DATA FOR THIS EXERCISE –
════
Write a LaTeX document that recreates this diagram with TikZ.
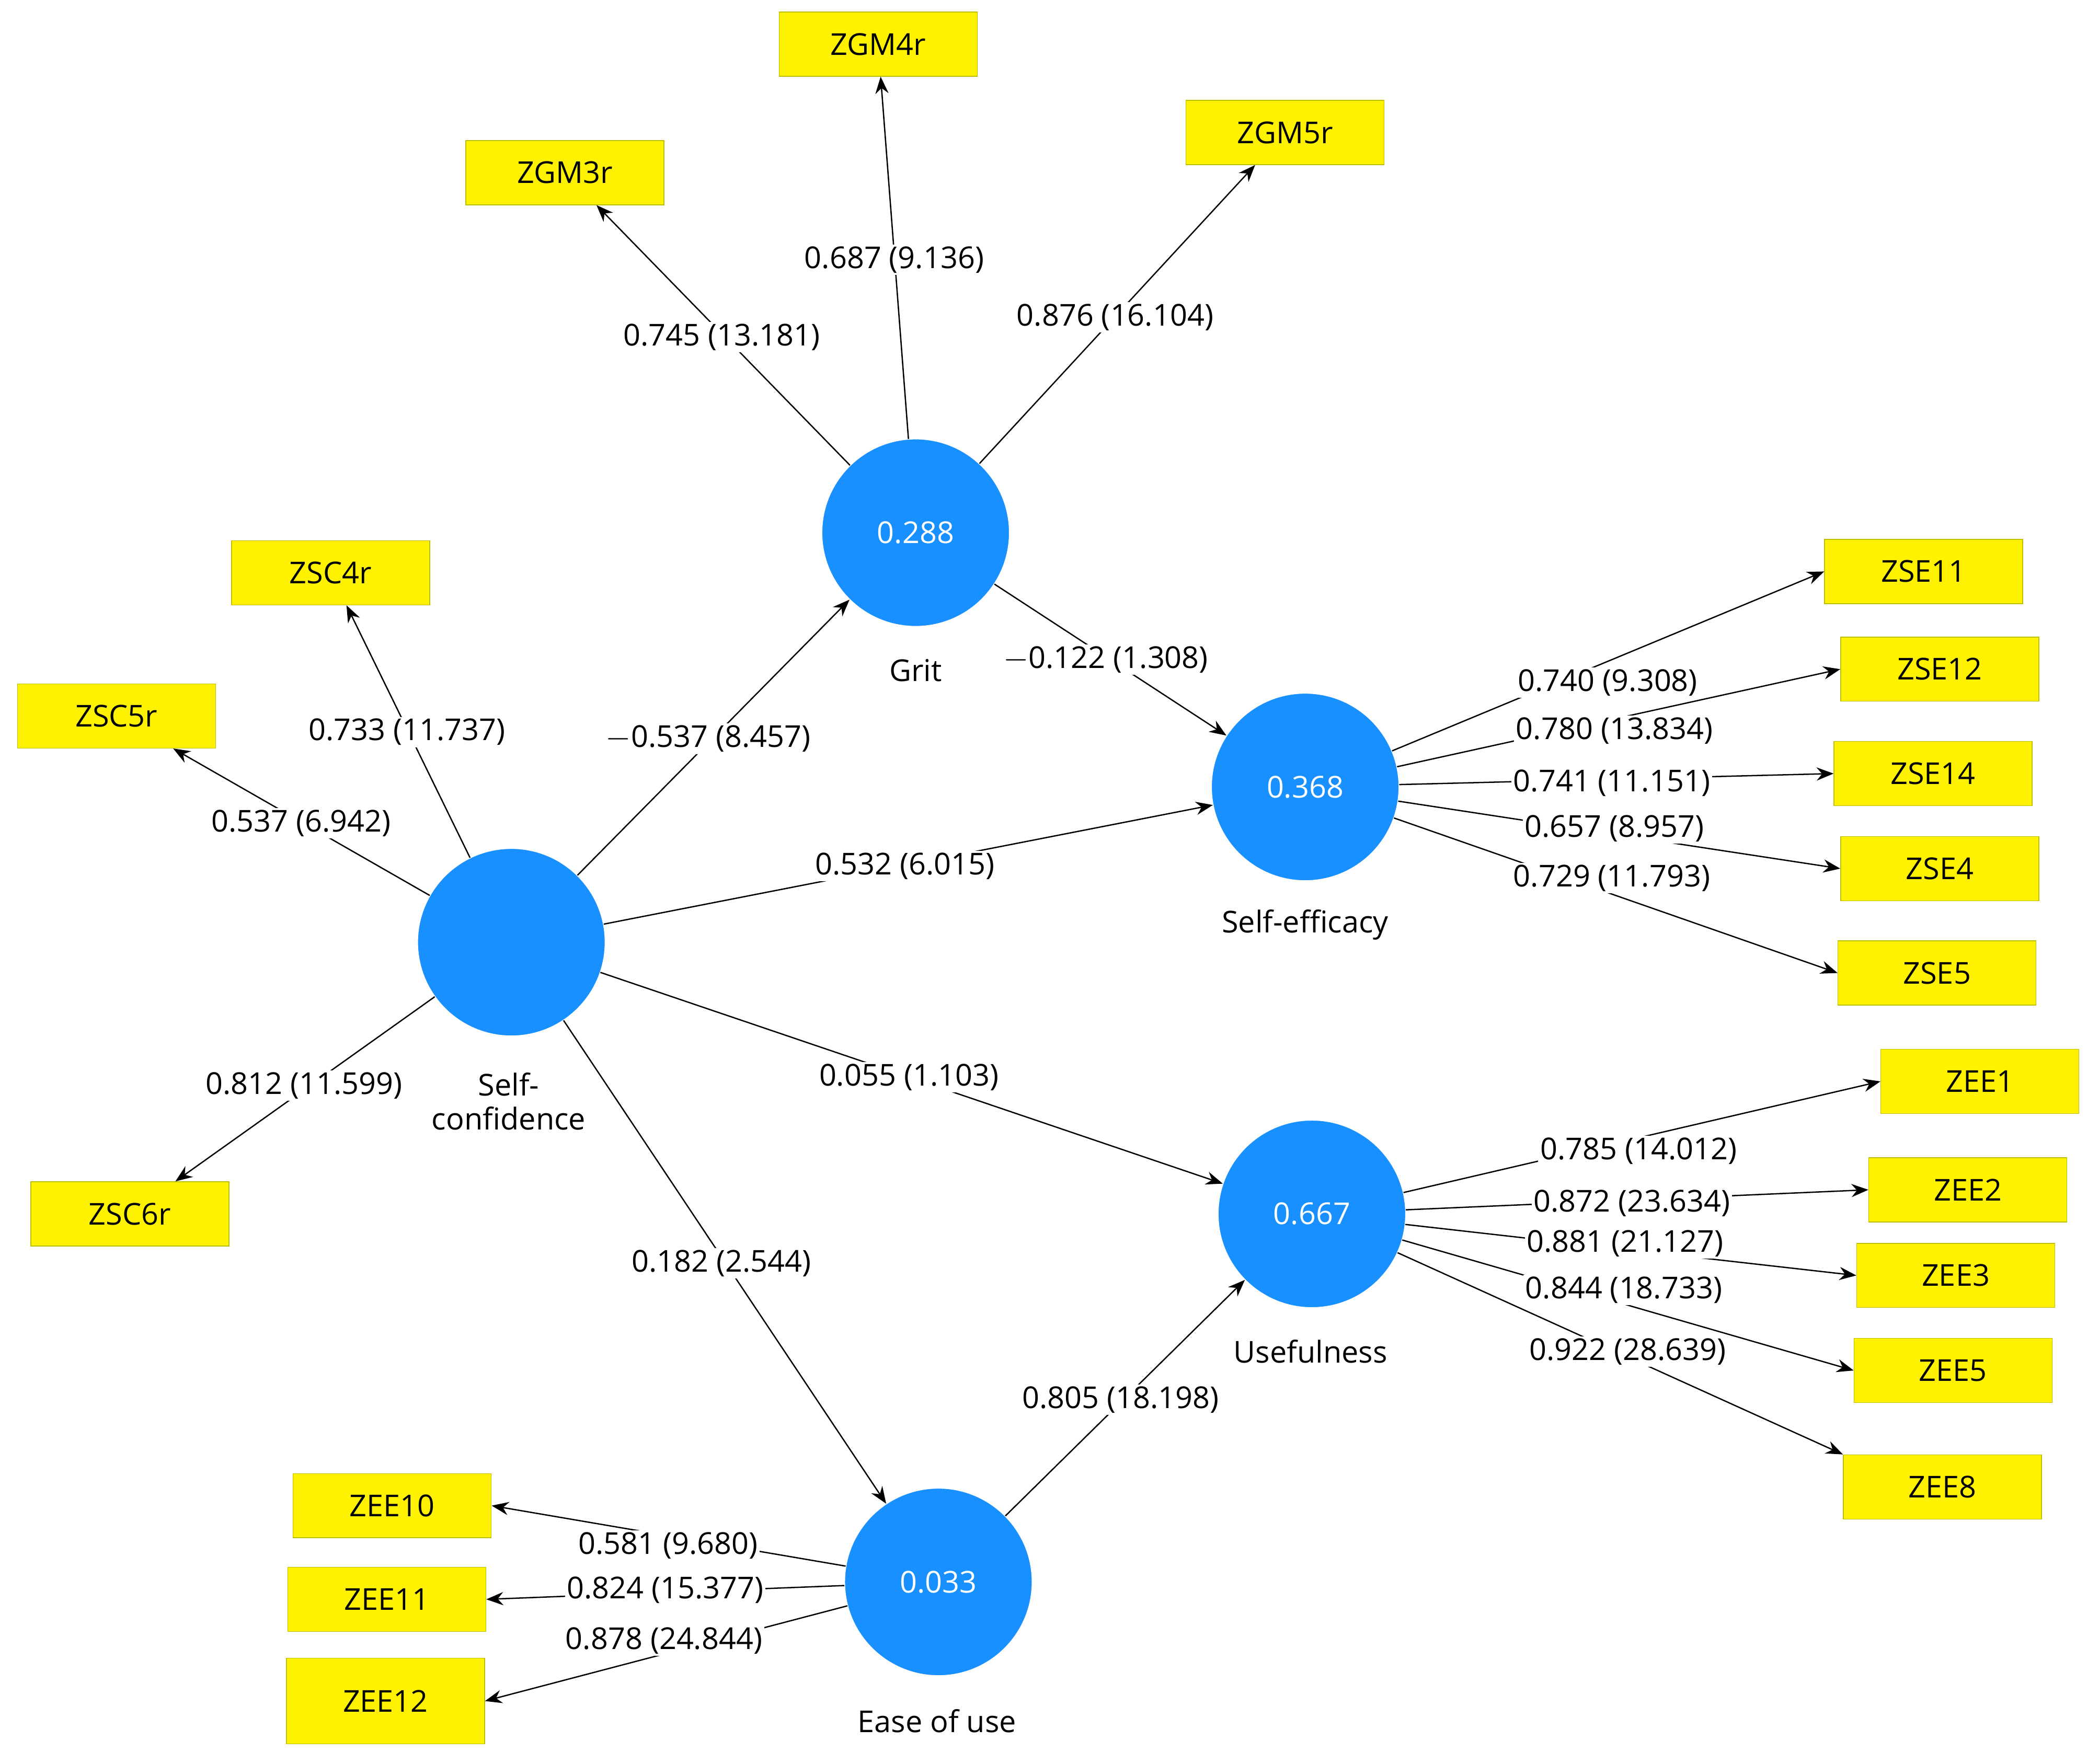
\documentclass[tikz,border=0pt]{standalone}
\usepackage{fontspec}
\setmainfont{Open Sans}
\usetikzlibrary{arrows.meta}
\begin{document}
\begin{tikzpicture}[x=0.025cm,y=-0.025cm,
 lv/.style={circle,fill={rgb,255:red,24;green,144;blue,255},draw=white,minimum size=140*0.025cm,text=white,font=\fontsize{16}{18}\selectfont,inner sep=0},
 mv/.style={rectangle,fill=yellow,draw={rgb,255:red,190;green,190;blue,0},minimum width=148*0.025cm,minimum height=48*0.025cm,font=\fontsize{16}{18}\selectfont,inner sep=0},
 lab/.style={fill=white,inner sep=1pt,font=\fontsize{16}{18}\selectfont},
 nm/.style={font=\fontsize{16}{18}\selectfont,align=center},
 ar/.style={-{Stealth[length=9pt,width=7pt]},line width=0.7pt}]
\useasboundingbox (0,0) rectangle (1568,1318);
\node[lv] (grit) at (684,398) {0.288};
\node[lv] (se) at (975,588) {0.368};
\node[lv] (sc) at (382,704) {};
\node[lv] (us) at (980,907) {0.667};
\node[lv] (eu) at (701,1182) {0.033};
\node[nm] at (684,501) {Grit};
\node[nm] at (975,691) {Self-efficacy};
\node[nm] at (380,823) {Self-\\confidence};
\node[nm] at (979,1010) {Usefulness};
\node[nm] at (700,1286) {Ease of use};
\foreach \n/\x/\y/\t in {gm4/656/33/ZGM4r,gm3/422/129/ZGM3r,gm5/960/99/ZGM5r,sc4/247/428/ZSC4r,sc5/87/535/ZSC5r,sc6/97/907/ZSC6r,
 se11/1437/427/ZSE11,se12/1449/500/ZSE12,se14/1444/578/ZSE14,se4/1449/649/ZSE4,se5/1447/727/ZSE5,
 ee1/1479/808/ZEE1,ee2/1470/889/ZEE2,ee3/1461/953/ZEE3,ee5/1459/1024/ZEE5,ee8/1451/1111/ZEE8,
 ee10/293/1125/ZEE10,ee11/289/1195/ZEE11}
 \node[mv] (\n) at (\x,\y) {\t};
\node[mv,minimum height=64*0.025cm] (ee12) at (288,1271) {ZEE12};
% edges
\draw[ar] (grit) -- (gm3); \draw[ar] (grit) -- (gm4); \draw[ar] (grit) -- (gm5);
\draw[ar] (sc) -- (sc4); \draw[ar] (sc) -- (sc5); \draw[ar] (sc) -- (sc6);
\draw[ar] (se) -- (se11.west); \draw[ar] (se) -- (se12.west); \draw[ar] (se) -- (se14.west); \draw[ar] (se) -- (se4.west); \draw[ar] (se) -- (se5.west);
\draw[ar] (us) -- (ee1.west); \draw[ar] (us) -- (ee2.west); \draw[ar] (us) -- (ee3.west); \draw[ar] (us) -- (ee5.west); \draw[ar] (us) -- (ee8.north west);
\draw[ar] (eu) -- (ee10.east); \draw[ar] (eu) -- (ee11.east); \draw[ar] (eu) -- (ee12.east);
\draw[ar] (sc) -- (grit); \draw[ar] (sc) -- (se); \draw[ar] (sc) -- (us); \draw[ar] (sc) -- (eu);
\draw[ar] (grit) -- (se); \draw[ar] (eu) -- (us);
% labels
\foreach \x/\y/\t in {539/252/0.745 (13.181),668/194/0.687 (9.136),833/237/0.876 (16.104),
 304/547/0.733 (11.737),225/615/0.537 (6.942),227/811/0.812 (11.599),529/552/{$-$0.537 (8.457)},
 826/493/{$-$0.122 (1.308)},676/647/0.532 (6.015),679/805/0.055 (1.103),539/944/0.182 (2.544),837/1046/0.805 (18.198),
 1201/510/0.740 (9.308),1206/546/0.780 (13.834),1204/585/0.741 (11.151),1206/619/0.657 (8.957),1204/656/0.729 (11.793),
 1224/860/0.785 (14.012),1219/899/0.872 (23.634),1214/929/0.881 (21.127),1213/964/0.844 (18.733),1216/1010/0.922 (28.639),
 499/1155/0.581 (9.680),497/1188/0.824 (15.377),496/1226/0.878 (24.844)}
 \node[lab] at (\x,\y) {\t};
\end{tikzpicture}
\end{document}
════
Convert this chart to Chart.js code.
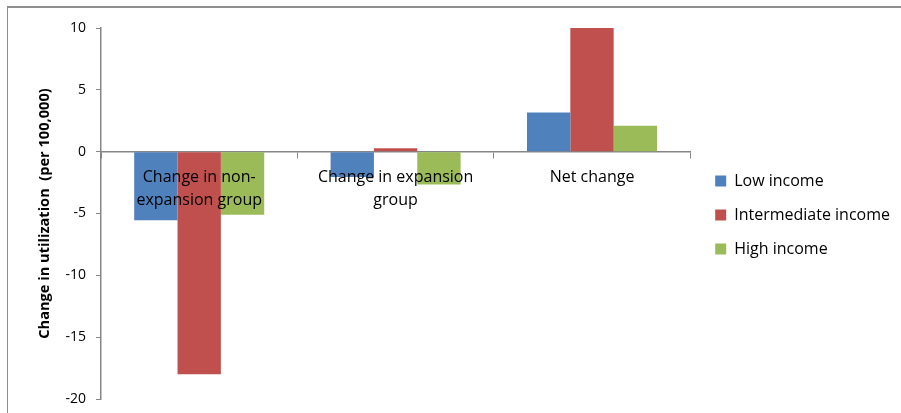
════
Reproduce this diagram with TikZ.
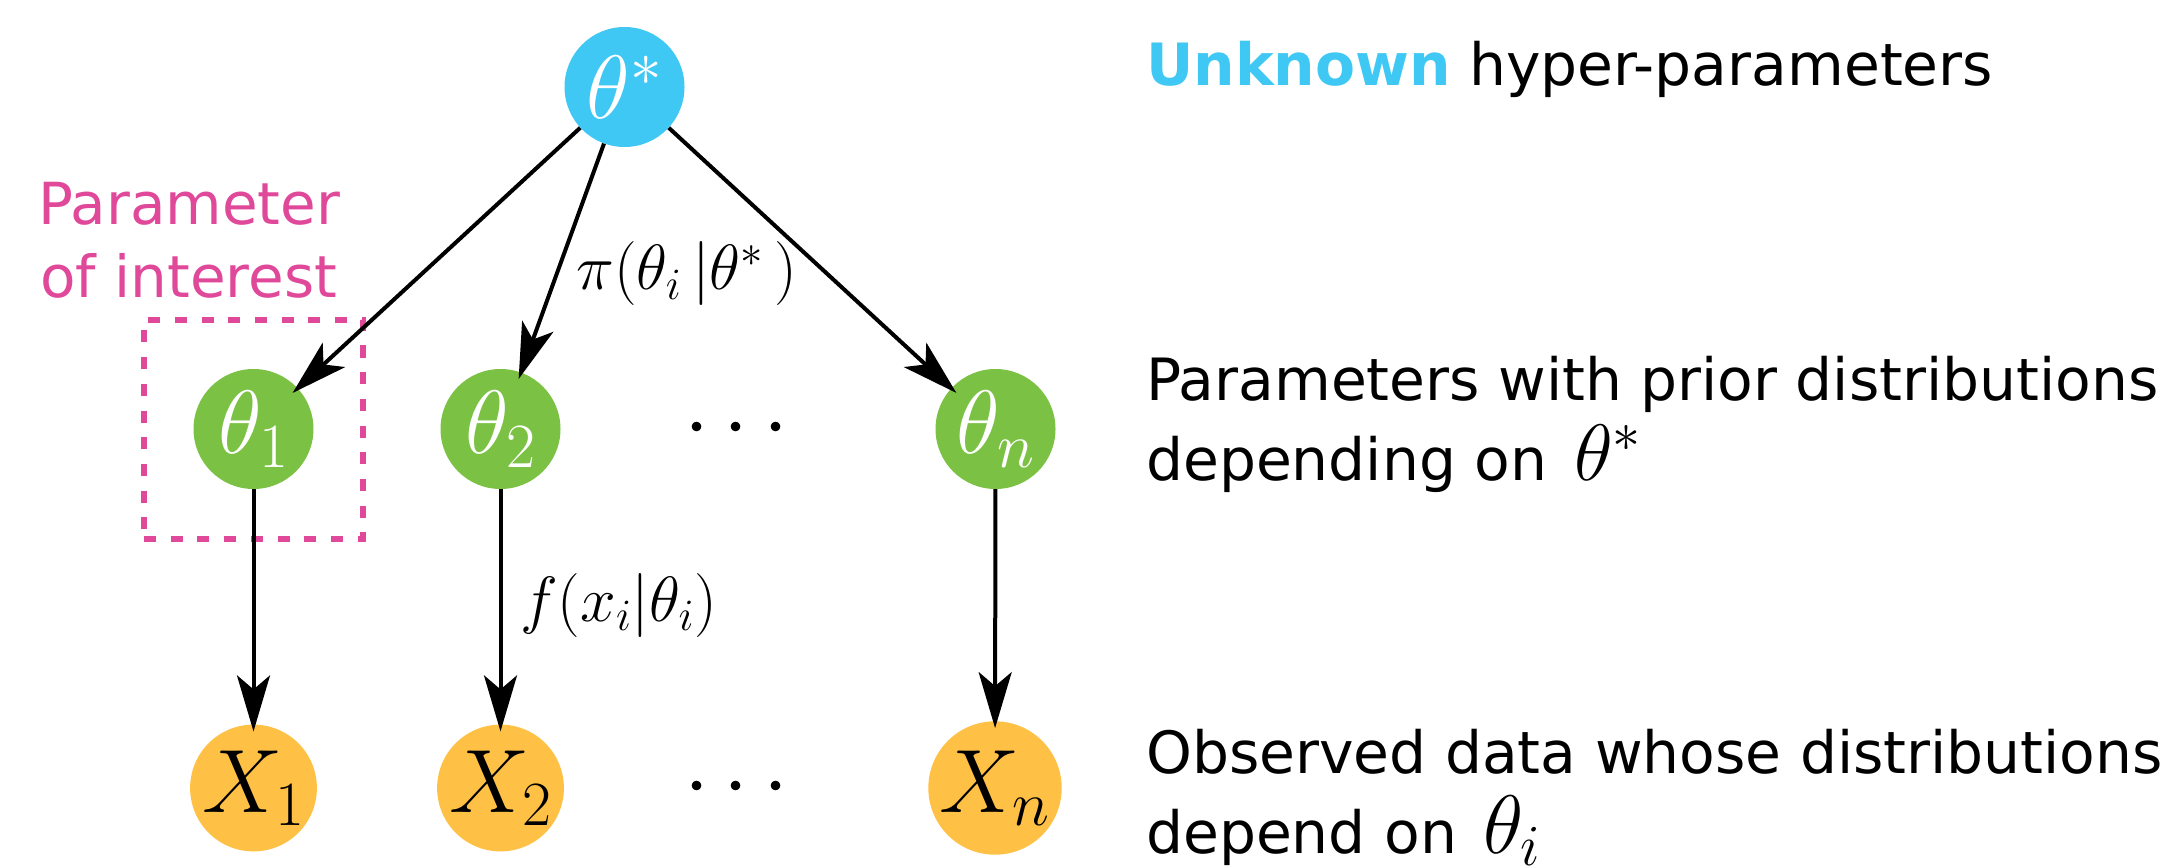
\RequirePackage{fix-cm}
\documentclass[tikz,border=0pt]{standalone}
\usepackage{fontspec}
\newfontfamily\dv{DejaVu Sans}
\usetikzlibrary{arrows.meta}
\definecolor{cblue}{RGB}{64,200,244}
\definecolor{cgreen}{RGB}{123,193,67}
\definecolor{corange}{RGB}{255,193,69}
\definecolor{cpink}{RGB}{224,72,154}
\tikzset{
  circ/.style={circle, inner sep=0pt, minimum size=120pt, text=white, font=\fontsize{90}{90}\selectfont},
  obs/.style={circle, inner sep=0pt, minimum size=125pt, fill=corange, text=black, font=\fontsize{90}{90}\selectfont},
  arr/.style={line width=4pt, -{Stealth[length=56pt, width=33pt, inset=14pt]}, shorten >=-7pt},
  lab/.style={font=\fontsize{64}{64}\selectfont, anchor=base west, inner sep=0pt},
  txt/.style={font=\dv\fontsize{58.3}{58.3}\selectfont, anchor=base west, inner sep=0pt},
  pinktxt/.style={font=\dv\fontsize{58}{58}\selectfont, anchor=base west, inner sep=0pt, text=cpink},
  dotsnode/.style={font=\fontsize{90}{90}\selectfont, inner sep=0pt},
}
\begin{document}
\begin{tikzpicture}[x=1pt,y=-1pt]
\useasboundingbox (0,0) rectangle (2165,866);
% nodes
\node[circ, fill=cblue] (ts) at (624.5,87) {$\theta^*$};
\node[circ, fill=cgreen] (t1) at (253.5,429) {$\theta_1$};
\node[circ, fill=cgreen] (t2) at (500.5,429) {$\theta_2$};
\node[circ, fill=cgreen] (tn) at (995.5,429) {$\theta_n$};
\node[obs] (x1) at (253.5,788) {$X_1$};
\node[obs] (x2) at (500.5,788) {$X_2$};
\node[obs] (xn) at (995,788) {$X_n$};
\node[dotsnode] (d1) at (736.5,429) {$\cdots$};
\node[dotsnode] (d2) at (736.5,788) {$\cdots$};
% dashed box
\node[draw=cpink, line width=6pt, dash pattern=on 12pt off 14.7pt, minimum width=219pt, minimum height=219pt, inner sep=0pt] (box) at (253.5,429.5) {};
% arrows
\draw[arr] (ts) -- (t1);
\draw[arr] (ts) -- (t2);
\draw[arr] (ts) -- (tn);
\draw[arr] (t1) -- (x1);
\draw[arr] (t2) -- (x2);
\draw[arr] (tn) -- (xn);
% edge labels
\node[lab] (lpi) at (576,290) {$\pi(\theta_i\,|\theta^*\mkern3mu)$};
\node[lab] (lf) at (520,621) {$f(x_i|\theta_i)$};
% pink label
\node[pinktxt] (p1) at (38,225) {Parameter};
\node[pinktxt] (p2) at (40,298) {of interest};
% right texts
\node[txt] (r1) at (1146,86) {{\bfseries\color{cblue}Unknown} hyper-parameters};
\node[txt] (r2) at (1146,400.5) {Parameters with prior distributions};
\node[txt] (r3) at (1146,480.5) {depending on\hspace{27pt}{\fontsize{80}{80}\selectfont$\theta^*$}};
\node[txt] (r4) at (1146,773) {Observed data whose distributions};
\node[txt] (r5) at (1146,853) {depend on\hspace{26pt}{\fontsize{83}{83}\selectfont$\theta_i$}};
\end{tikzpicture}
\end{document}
════
AIM OF THE TASK – Find the lines above holding the word "diagram" and show them.

FINISHED EXERCISE –
Write a LaTeX document that recreates this diagram with TikZ.
Reproduce this diagram with TikZ.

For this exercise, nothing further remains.